[Start of Data provided]

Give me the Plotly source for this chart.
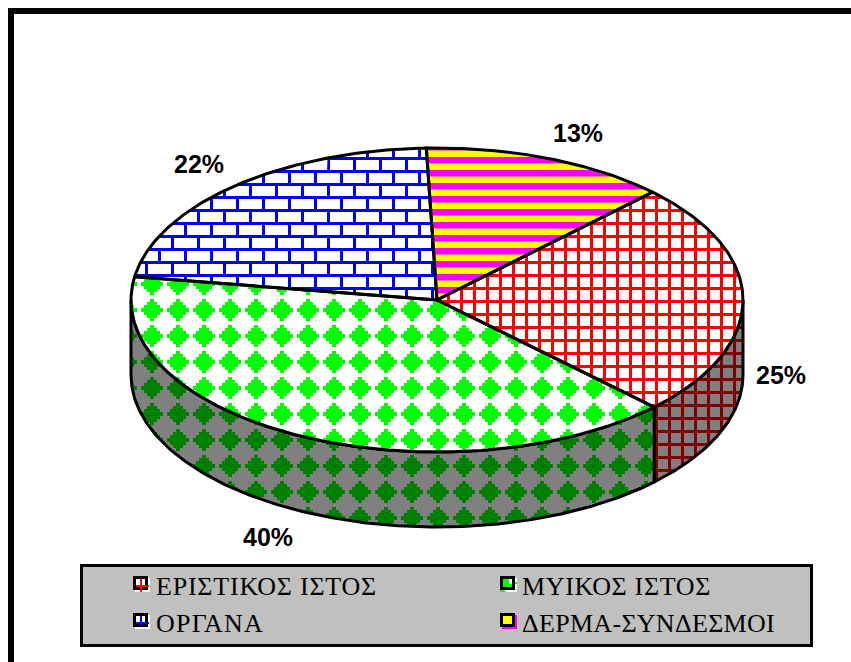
import json
import numpy as np
import plotly.graph_objects as go

# --- data ---
categories = ["ΕΡΙΣΤΙΚΟΣ ΙΣΤΟΣ", "ΜΥΙΚΟΣ ΙΣΤΟΣ", "ΟΡΓΑΝΑ", "ΔΕΡΜΑ-ΣΥΝΔΕΣΜΟΙ"]
values = [25, 40, 22, 13]
percent_labels = ["25%", "40%", "22%", "13%"]

# --- geometry of the tilted pie, in page pixels ---
CX, CY, RX, RY, DEPTH = 437.0, 300.0, 306.0, 152.0, 75.0
START_DEG = 44.8
W, H = 851, 662


def ell(t_deg, dy=0.0):
    t = np.radians(t_deg)
    return CX + RX * np.sin(t), CY - RY * np.cos(t) + dy


def arc(a, b, dy=0.0):
    n = max(int(abs(b - a) * 1.5), 2)
    x, y = ell(np.linspace(a, b, n), dy)
    return list(map(float, x)), list(map(float, y))


def clip_rect(poly, x0, y0, x1, y1):
    """Sutherland-Hodgman: clip a polygon to an axis-aligned rectangle."""
    edges = [
        (lambda p: p[0] >= x0, lambda p, q: (x0, p[1] + (q[1] - p[1]) * (x0 - p[0]) / (q[0] - p[0]))),
        (lambda p: p[0] <= x1, lambda p, q: (x1, p[1] + (q[1] - p[1]) * (x1 - p[0]) / (q[0] - p[0]))),
        (lambda p: p[1] >= y0, lambda p, q: (p[0] + (q[0] - p[0]) * (y0 - p[1]) / (q[1] - p[1]), y0)),
        (lambda p: p[1] <= y1, lambda p, q: (p[0] + (q[0] - p[0]) * (y1 - p[1]) / (q[1] - p[1]), y1)),
    ]
    out = poly
    for inside, cross in edges:
        src, out = out, []
        for i, p in enumerate(src):
            q = src[i - 1]
            if inside(p):
                if not inside(q):
                    out.append(cross(q, p))
                out.append(p)
            elif inside(q):
                out.append(cross(q, p))
        if not out:
            return []
    return out


def pattern_xy(poly, rects):
    xs, ys = [], []
    px0, px1 = min(p[0] for p in poly), max(p[0] for p in poly)
    py0, py1 = min(p[1] for p in poly), max(p[1] for p in poly)
    for (a, b, c, d) in rects:
        if c < px0 or a > px1 or d < py0 or b > py1:
            continue
        res = clip_rect(poly, a, b, c, d)
        if res:
            xs += [p[0] for p in res] + [res[0][0], None]
            ys += [p[1] for p in res] + [res[0][1], None]
    return xs, ys


def grid_rects():
    r = []
    for x in range(6, W, 13):
        r.append((x - 1, 0, x + 2, H))
    for y in range(2, H, 13):
        r.append((0, y - 1, W, y + 2))
    return r


def diamond_rects():
    r = []
    for cx in range(22, W, 26):
        for cy in range(24, H, 26):
            for hw, hh in [(11, 2), (8, 5), (5, 8), (2, 11)]:
                r.append((cx - hw, cy - hh, cx + hw, cy + hh))
    return r


def brick_rects():
    r = []
    for k, y in enumerate(range(2, H, 13)):
        r.append((0, y - 1, W, y + 2))
        off = 3 if k % 2 == 1 else 16
        for x in range(off, W, 26):
            r.append((x - 1, y, x + 2, y + 13))
    return r


def stripe_rects():
    return [(0, y, W, y + 6.5) for y in np.arange(157 - 130, H, 13.0)]


def poly_trace(xs, ys, color, name=None, line=None):
    return go.Scatter(
        x=xs, y=ys, mode="lines", fill="toself", fillcolor=color,
        line=dict(color=line or color, width=3 if line else 0),
        hoverinfo="skip" if name is None else "name", name=name or "",
        showlegend=False,
    )


styles = [
    dict(bg="#FFFFFF", fg="#FF0000", wall_fg="#800000", rects=grid_rects()),
    dict(bg="#FFFFFF", fg="#00FF00", wall_fg="#008000", rects=diamond_rects()),
    dict(bg="#FFFFFF", fg="#0000FF", wall_fg="#000080", rects=brick_rects()),
    dict(bg="#FFFF00", fg="#FF00FF", wall_fg="#800080", rects=stripe_rects()),
]

fig = go.Figure()

# slice angles from the values
shares = np.array(values, dtype=float) / sum(values) * 360.0
ends = START_DEG + np.cumsum(shares)
starts = ends - shares

WALL_GRAY = "#808080"
# side wall first
for i, (a, b) in enumerate(zip(starts, ends)):
    lo, hi = max(a, 90.0), min(b, 270.0)
    if hi <= lo:
        continue
    xt, yt = arc(lo, hi)
    xb, yb = arc(hi, lo, DEPTH)
    poly = list(zip(xt + xb, yt + yb))
    xs, ys = [p[0] for p in poly] + [poly[0][0]], [p[1] for p in poly] + [poly[0][1]]
    fig.add_trace(poly_trace(xs, ys, WALL_GRAY))
    px, py = pattern_xy(poly, styles[i]["rects"])
    fig.add_trace(poly_trace(px, py, styles[i]["wall_fg"]))
    fig.add_trace(go.Scatter(x=xs, y=ys, mode="lines", line=dict(color="#000000", width=3),
                             hoverinfo="skip", showlegend=False))

# top face
for i, (a, b) in enumerate(zip(starts, ends)):
    xa, ya = arc(a, b)
    poly = [(CX, CY)] + list(zip(xa, ya))
    xs, ys = [p[0] for p in poly] + [CX], [p[1] for p in poly] + [CY]
    fig.add_trace(poly_trace(xs, ys, styles[i]["bg"], name=categories[i]))
    px, py = pattern_xy(poly, styles[i]["rects"])
    fig.add_trace(poly_trace(px, py, styles[i]["fg"]))
for i, (a, b) in enumerate(zip(starts, ends)):
    xa, ya = arc(a, b)
    fig.add_trace(go.Scatter(x=[CX] + xa + [CX], y=[CY] + ya + [CY], mode="lines",
                             line=dict(color="#000000", width=3),
                             hoverinfo="skip", showlegend=False))

# percentage labels
label_pos = [(781, 375), (268, 537), (199, 164), (578, 133)]
annotations = [
    dict(x=x, y=y, text=t, showarrow=False, xref="x", yref="y", xanchor="center", yanchor="middle",
         font=dict(family="Liberation Sans", size=25, color="#000000", weight="bold"))
    for (x, y), t in zip(label_pos, percent_labels)
]

# legend box
shapes = [
    dict(type="rect", x0=8, y0=8, x1=W, y1=14, fillcolor="#000000", line_width=0),
    dict(type="rect", x0=8, y0=8, x1=14, y1=H, fillcolor="#000000", line_width=0),
    dict(type="rect", x0=81.5, y0=565.5, x1=811.5, y1=645.5, fillcolor="#C0C0C0",
         line=dict(color="#000000", width=3)),
]
legend_pos = [(133, 576), (500, 576), (133, 613), (500, 613)]
text_x = [154, 520, 154, 520]
for i, (sx, sy) in enumerate(legend_pos):
    st = styles[i]
    rect = lambda a, b, c, d, col: shapes.append(
        dict(type="rect", x0=sx + a, y0=sy + b, x1=sx + c, y1=sy + d, fillcolor=col, line_width=0))
    rect(2, 2, 17, 16, "#FFFFFF" if i < 3 else "#FF00FF")
    rect(0, 0, 15, 14, "#000000")
    rect(3, 3, 12, 11, st["bg"])
    if i == 0 or i == 2:
        rect(7, 3, 9, 16 if i == 0 else 13, st["fg"])
        rect(3, 9, 16, 11, st["fg"])
    elif i == 1:
        rect(3, 3, 9, 11, st["fg"])
        rect(3, 8, 12, 11, st["fg"])
        rect(0, 14, 5, 16, st["fg"])
        rect(15, 6, 17, 8, st["fg"])
    annotations.append(dict(
        x=text_x[i], y=sy + 10, text=categories[i], showarrow=False, xref="x", yref="y",
        xanchor="left", yanchor="middle",
        font=dict(family="Liberation Serif", size=26, color="#000000")))

fig.update_layout(
    width=W, height=H, margin=dict(l=0, r=0, t=0, b=0),
    paper_bgcolor="#FFFFFF", plot_bgcolor="#FFFFFF", showlegend=False,
    xaxis=dict(range=[0, W], visible=False, fixedrange=True),
    yaxis=dict(range=[H, 0], visible=False, fixedrange=True),
    shapes=shapes, annotations=annotations,
)
widths = dict(zip(categories, [221, 189, 108, 253]))
post = """
document.body.style.margin='0';
var widths = %s;
document.querySelectorAll('.annotation-text').forEach(function(t){
  var target = widths[t.textContent];
  if (!target) return;
  var w = t.getComputedTextLength();
  var x = parseFloat(t.getAttribute('x')) || 0;
  t.setAttribute('x', x - w / 2);
  t.setAttribute('text-anchor', 'start');
  t.style.textAnchor = 'start';
  t.style.letterSpacing = ((target - w) / t.textContent.length) + 'px';
});
""" % json.dumps(widths, ensure_ascii=False)
fig.write_html("out.html", config={"displayModeBar": False}, post_script=post)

[End of Data provided]

* Given problem: Leave out the pictures, then repeat the listing above exactly from its first line to the line with "return list(map(float, x)), list(map(float, y))", inclusive.

* Answer to this exercise:
Give me the Plotly source for this chart.
import json
import numpy as np
import plotly.graph_objects as go

# --- data ---
categories = ["ΕΡΙΣΤΙΚΟΣ ΙΣΤΟΣ", "ΜΥΙΚΟΣ ΙΣΤΟΣ", "ΟΡΓΑΝΑ", "ΔΕΡΜΑ-ΣΥΝΔΕΣΜΟΙ"]
values = [25, 40, 22, 13]
percent_labels = ["25%", "40%", "22%", "13%"]

# --- geometry of the tilted pie, in page pixels ---
CX, CY, RX, RY, DEPTH = 437.0, 300.0, 306.0, 152.0, 75.0
START_DEG = 44.8
W, H = 851, 662


def ell(t_deg, dy=0.0):
    t = np.radians(t_deg)
    return CX + RX * np.sin(t), CY - RY * np.cos(t) + dy


def arc(a, b, dy=0.0):
    n = max(int(abs(b - a) * 1.5), 2)
    x, y = ell(np.linspace(a, b, n), dy)
    return list(map(float, x)), list(map(float, y))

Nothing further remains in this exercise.